Hollister is a ridiculous store. The clothes were terrible quality, overpriced, and actually not that cute, but most people just had to have it in middle school. I now would like to revisit the experience of visiting a Hollister store with the aid of Parks and Rec gifs.
When you walk into the section of the mall with Hollister and you're immediately hit with that perfume smell.

Then you enter the store and are encompassed and overwhelmed by that perfume.

When you are greeted with a "what's up, welcome to Hollister" by a less than enthusiastic teenager folding shirts.

When you begin to look around and notice all the T-shirts look exactly the same... except they're different colors.
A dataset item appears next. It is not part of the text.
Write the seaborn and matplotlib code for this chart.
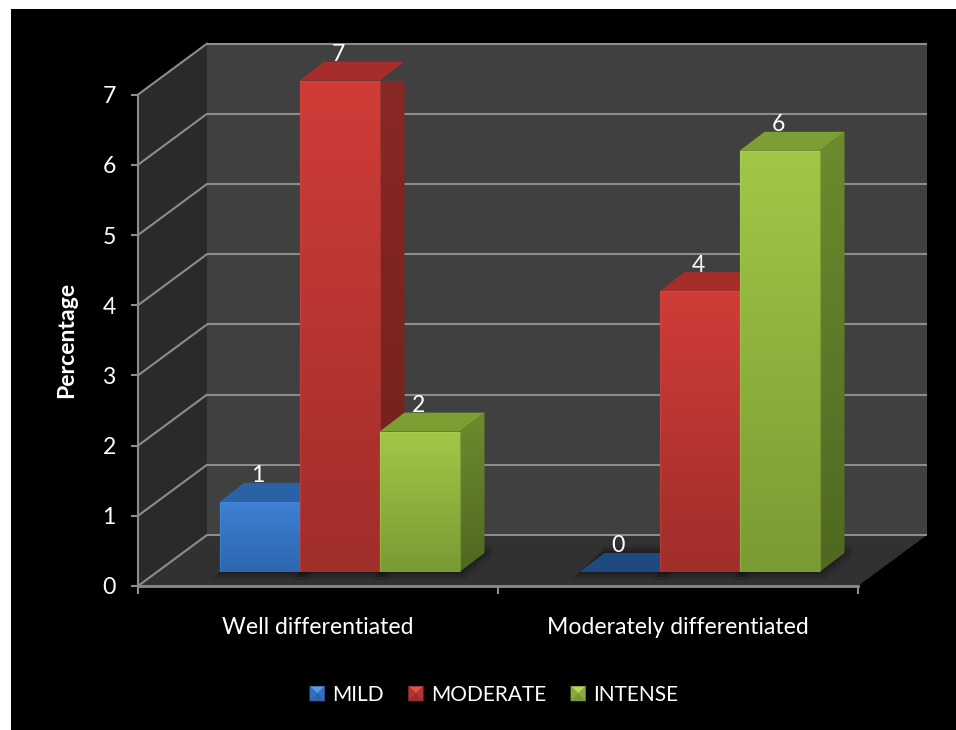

Only you can't tell what color they are exactly because it's so freaking dark in here.

You go and look at the sweaters and conclude that they are made for children, not teenagers—literal children.

So you move on to the back of the store...

You notice the "live feed" of surfers in California.

Do they honestly have a camera out at a pier constantly filming the ocean? It's definitely a tape they just play over and over.

Suddenly someone asks you if you need help with anything but you can't hear them because of this *trendy* music blaring in the store so you just laugh.

You wander to the back of the store where the sale stuff is.

You glance at a price tag and think to yourself "THAT'S the SALE price? For a T-SHIRT?" Let's be honest, it cost $4 to make this shirt in China.

You go to try on some stuff in the dressing rooms that are in the middle of the store for some reason because the layout of this store is insane.

You're trying stuff on but you honestly can't tell if you like what you're wearing because it's pitch black in this dressing room.

You've been in here a while and all of your senses are going numb because of the intense smells, sounds, and lack of light.


You go to check-out and the cashier is so rude, because apparently being rude is a requirement to work here. Also they have to be really attractive.

Your total is $85 and you bought a T-shirt and a scarf.

You walk out of the store and are blinded by the sudden rush of light and your ears are pounding like you've been front row at a concert for three hours.